There you are click remote in hand click flipping through the stations click always coming back to click MTV, which lately seems to stand for Mindlessly Tedious Videos. Oh, no, not another Robert Palmer glassy-eyed, glossy-lipped vapid-female video. Just when you're about to change the channel one more time...yo! What is this? Look closer. Two adorable guys romping and stomping their way through a totally rockin' song with lyrics like "I don't want the world/I just want your half." They might look like your nerdy science teacher, but they act like the Beatles in A Hard Day's Night.
In case you've been in a cave for the last year or haven't watched TV, listened to the radio, or opened a magazine, what you're watching is the latest vid from They Might Be Giants, the newest heartthrobs in the music world. The song is their hit single, "Ana Ng," which carries the distinction of having knocked U2's "Desire" out of first place in the college charts. This bittersweet love song is from their second album, Lincoln, which is definitely going for the gold as it makes its way toward half a million records sold.
The reason TMBG is so popular among the intellectual set is because John Flansburgh, 28, and John Linnell, 29, the dynamic duo who make up the band, are kind of like a Rocky and Bullwinkle cartoon. Huh? No, seriously, they are the perfect combination of smart and goofy, funny and satirical, creative and very cool. In other words, they are quite possibly the weirdest people on the scene today. But hey, let's be honest: What more could you ask for in a rock band?
They Might Be Giants started out small, of course, when Flansburgh (the one with the glasses) and Linnell (the other one) met in elementary school in the Boston suburb of Lincoln, Massachusetts. "We weren't really good friends until high school," says Flansburgh. "Linnell is a year older than me, and in school that's like being in a different generation."
After graduation, Linnell, the product of a psychiatrist father and an artist mother, studied music for a year, then moved to Rhode Island to play keyboards with a rock band, the Mundanes. Flansburgh, whose father is an architect and whose mother gives walking tours of Boston, tranferred from college to college, doing the university shuffle. During this time he taught himself to play the guitar. "I was working in a parking lot, which is a great place to learn the guitar. I sat in the booth and practiced all day long. And only two cars were stolen while I worked there."

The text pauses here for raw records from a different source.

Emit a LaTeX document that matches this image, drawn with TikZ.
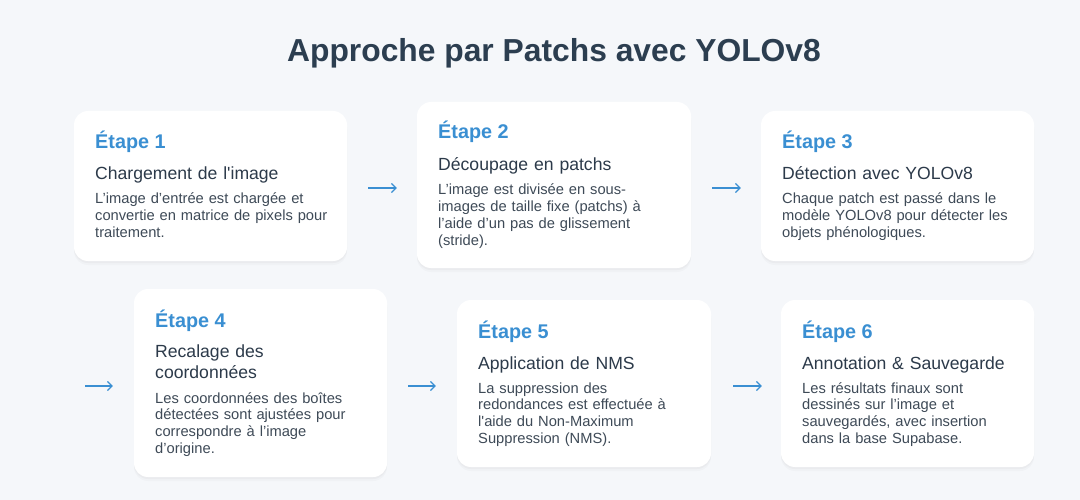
\documentclass[tikz,border=0pt]{standalone}
\usepackage{fontspec}
\setmainfont{Liberation Sans}[Ligatures=TeXOff]
\usepackage{xcolor}
\usetikzlibrary{arrows.meta,shadows,calc}

\definecolor{pagebg}{HTML}{F5F7FA}
\definecolor{titlecol}{HTML}{2C3E50}
\definecolor{stepblue}{HTML}{3A8FD2}
\definecolor{headcol}{HTML}{2C3A4A}
\definecolor{desccol}{HTML}{3E4A57}

\tikzset{
  card/.style={fill=white, rounded corners=14pt,
    drop shadow={shadow xshift=0pt, shadow yshift=-2pt, opacity=0.05},
    drop shadow={shadow xshift=0pt, shadow yshift=-4pt, opacity=0.04}},
  steplbl/.style={anchor=base west, inner sep=0pt, text=stepblue,
    font=\fontsize{19.8}{24}\selectfont\bfseries},
  stephead/.style={anchor=base west, inner sep=0pt, text=headcol, align=left,
    text width=250pt, font=\fontsize{17.6}{21}\selectfont},
  stepdesc/.style={anchor=base west, inner sep=0pt, text=desccol, align=left,
    text width=250pt, font=\fontsize{14.7}{16.7}\selectfont},
  flow/.style={draw=stepblue, line width=1.2pt, -{Straight Barb[length=4.5pt,width=9pt]}}
}

\begin{document}
\begin{tikzpicture}[x=1pt, y=-1pt]
  \fill[pagebg] (0,0) rectangle (1080,500);
  \useasboundingbox (0,0) rectangle (1080,500);

  \node[anchor=base, text=titlecol, font=\fontsize{31.8}{36}\selectfont\bfseries]
    (title) at (554,62) {Approche par Patchs avec YOLOv8};

  % first row
  \node[card, minimum width=273pt, minimum height=150pt] (c1) at (210.5,186) {};
  \node[steplbl] (c1s) at (95,149) {Étape 1};
  \node[stephead] (c1h) at (95,180) {Chargement de l'image};
  \node[stepdesc] (c1d) at (95,204) {L’image d’entrée est chargée et\\convertie en matrice de pixels pour\\traitement.};

  \node[card, minimum width=274pt, minimum height=166pt] (c2) at (554,185) {};
  \node[steplbl] (c2s) at (438,139) {Étape 2};
  \node[stephead] (c2h) at (438,171) {Découpage en patchs};
  \node[stepdesc] (c2d) at (438,195) {L’image est divisée en sous-\\images de taille fixe (patchs) à\\l’aide d’un pas de glissement\\(stride).};

  \node[card, minimum width=273pt, minimum height=150pt] (c3) at (897.5,186) {};
  \node[steplbl] (c3s) at (782,149) {Étape 3};
  \node[stephead] (c3h) at (782,180) {Détection avec YOLOv8};
  \node[stepdesc] (c3d) at (782,204) {Chaque patch est passé dans le\\modèle YOLOv8 pour détecter les\\objets phénologiques.};

  % second row
  \node[card, minimum width=253pt, minimum height=188pt] (c4) at (260.5,383) {};
  \node[steplbl] (c4s) at (155,327) {Étape 4};
  \node[stephead] (c4h) at (155,357) {Recalage des\\coordonnées};
  \node[stepdesc] (c4d) at (155,403) {Les coordonnées des boîtes\\détectées sont ajustées pour\\correspondre à l’image\\d’origine.};

  \node[card, minimum width=254pt, minimum height=167pt] (c5) at (584,383.5) {};
  \node[steplbl] (c5s) at (478,338) {Étape 5};
  \node[stephead] (c5h) at (478,369) {Application de NMS};
  \node[stepdesc] (c5d) at (478,393) {La suppression des\\redondances est effectuée à\\l'aide du Non-Maximum\\Suppression (NMS).};

  \node[card, minimum width=253pt, minimum height=167pt] (c6) at (907.5,383.5) {};
  \node[steplbl] (c6s) at (802,338) {Étape 6};
  \node[stephead] (c6h) at (802,369) {Annotation \& Sauvegarde};
  \node[stepdesc] (c6d) at (802,393) {Les résultats finaux sont\\dessinés sur l’image et\\sauvegardés, avec insertion\\dans la base Supabase.};

  % arrows
  \coordinate (c4in) at (85,386);
  \draw[flow, shorten <=21pt, shorten >=20pt] ([yshift=-2pt]c1.east) -- ([yshift=-2pt]c1.east -| c2.west);
  \draw[flow, shorten <=21pt, shorten >=20pt] ([yshift=-3pt]c2.east) -- ([yshift=-3pt]c2.east -| c3.west);
  \draw[flow, shorten >=21pt] (c4in) -- (c4in -| c4.west);
  \draw[flow, shorten <=21pt, shorten >=21pt] ([yshift=-3pt]c4.east) -- ([yshift=-3pt]c4.east -| c5.west);
  \draw[flow, shorten <=22pt, shorten >=19pt] ([yshift=-2.5pt]c5.east) -- ([yshift=-2.5pt]c5.east -| c6.west);
\end{tikzpicture}
\end{document}
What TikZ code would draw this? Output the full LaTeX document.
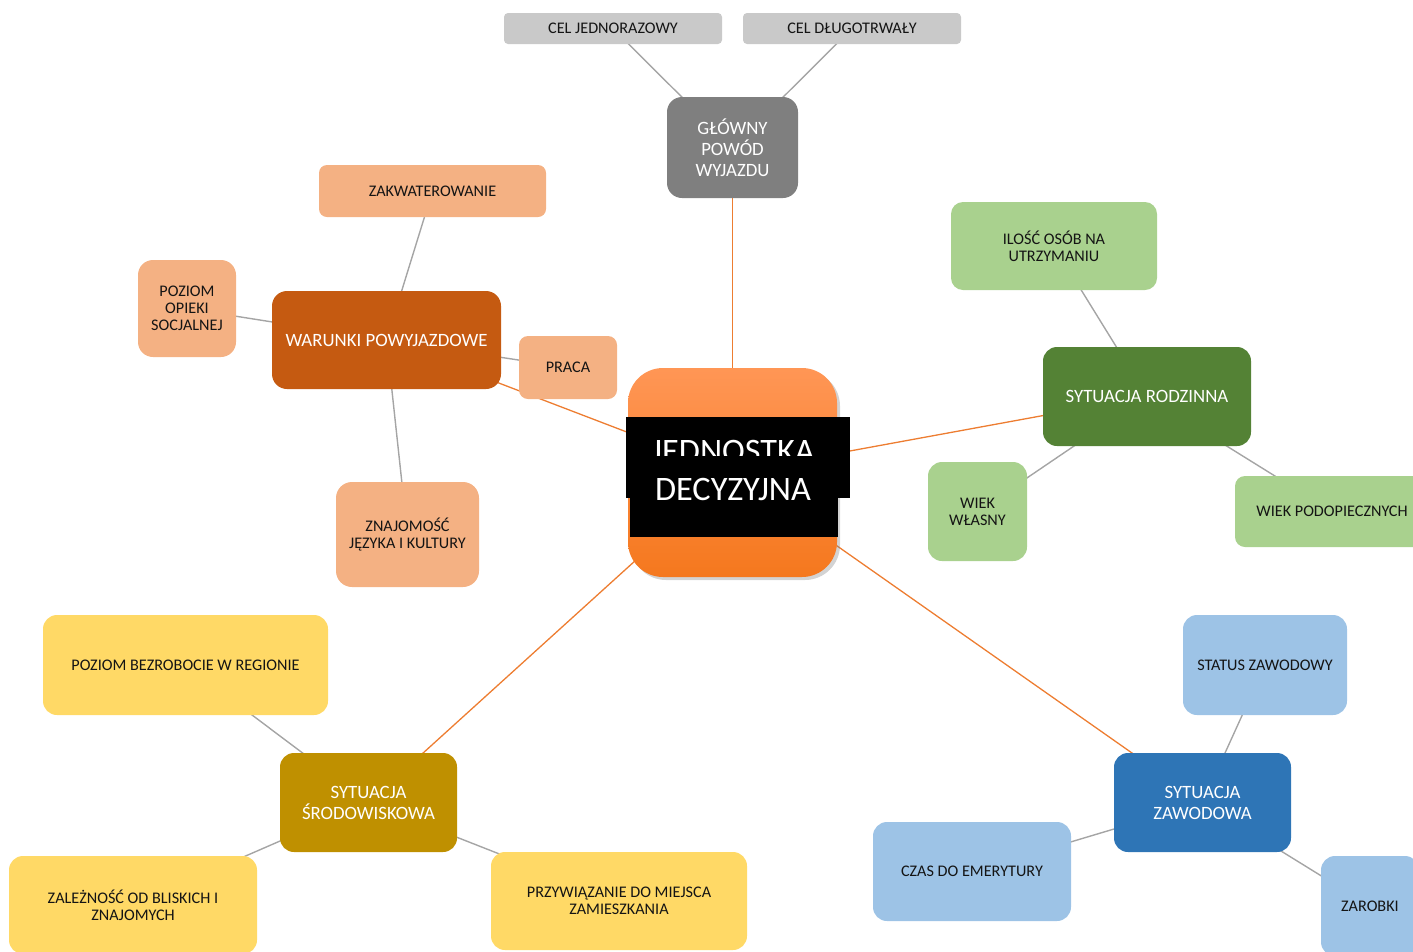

It was in 1981, says Linnell, that "we really cast our lots together" when they each moved into the same Brooklyn apartment building on the same day--one John with his accordion, the other with his guitar. The desire to make music together was strong, but the backup band was nonexistent. Enter a drum machine and a tape recorder. After a few months of practice, they copped the unusual name of an obscure George C. Scott movie, and They Might Be Giants was born.
As for the TMBG sound, their music covers a full range from psycho polka to kooky country to classic pop. Their enigmatic lyrics have the annoying habit of making you try to understand them. For example, how do you interpret, "Wake up and smell the cat food in your bank account/ But don't try to stop the tail that wags the hound"? Or, "He wants a shoehorn, the kind with teeth/People should get beat up, for stating their beliefs"? Even their titles, like "Put Your Hand Inside The Puppet Head," "Youth Culture Killed My Dog," and "Hope I Get Old Before I Die," are enough to make a normal person squirm.
Well, get ready to do some seriosu squirming, folks, because TMBG has just signed a seven-record deal with Elektra. Will they have trouble coming up with enough songs to fill such a huge order? Not a problem, according to the verbose ones. "It sounds like a lot of work," says Flansburgh, "But with three hundred songs already written..." Right. Not a problem.
But what about that crazy little thing called love? It doesn't sound as if they have a lot of time to devote to girlfriends at this point. "The easiest way to smash up a relationship is by going away on tour for three months," explain the forever-touring Giants. "It's like, 'Hey, I had a really good time on this date. I'll be back next January.' It really doesn't work, but it's not the end of the world, either."
As for the other, more glitzy, options that often accompany fame, like (horrors) TV shows or (even worse) Top 40, these Giants ain't biting. "We are not very good actors," points out Flansburgh. "And we just wouldn't work well in the slick pop scene," continues Linnell. "For now, we just want to keep doing the things we do well."
Whatever they do, we know by now not to expect the expected from They Might Be Giants. "The reason we work well together," says Linnell, "is that we still have a lot of surprises left for each other." Just wait until you hear what they have planned for the rest of us.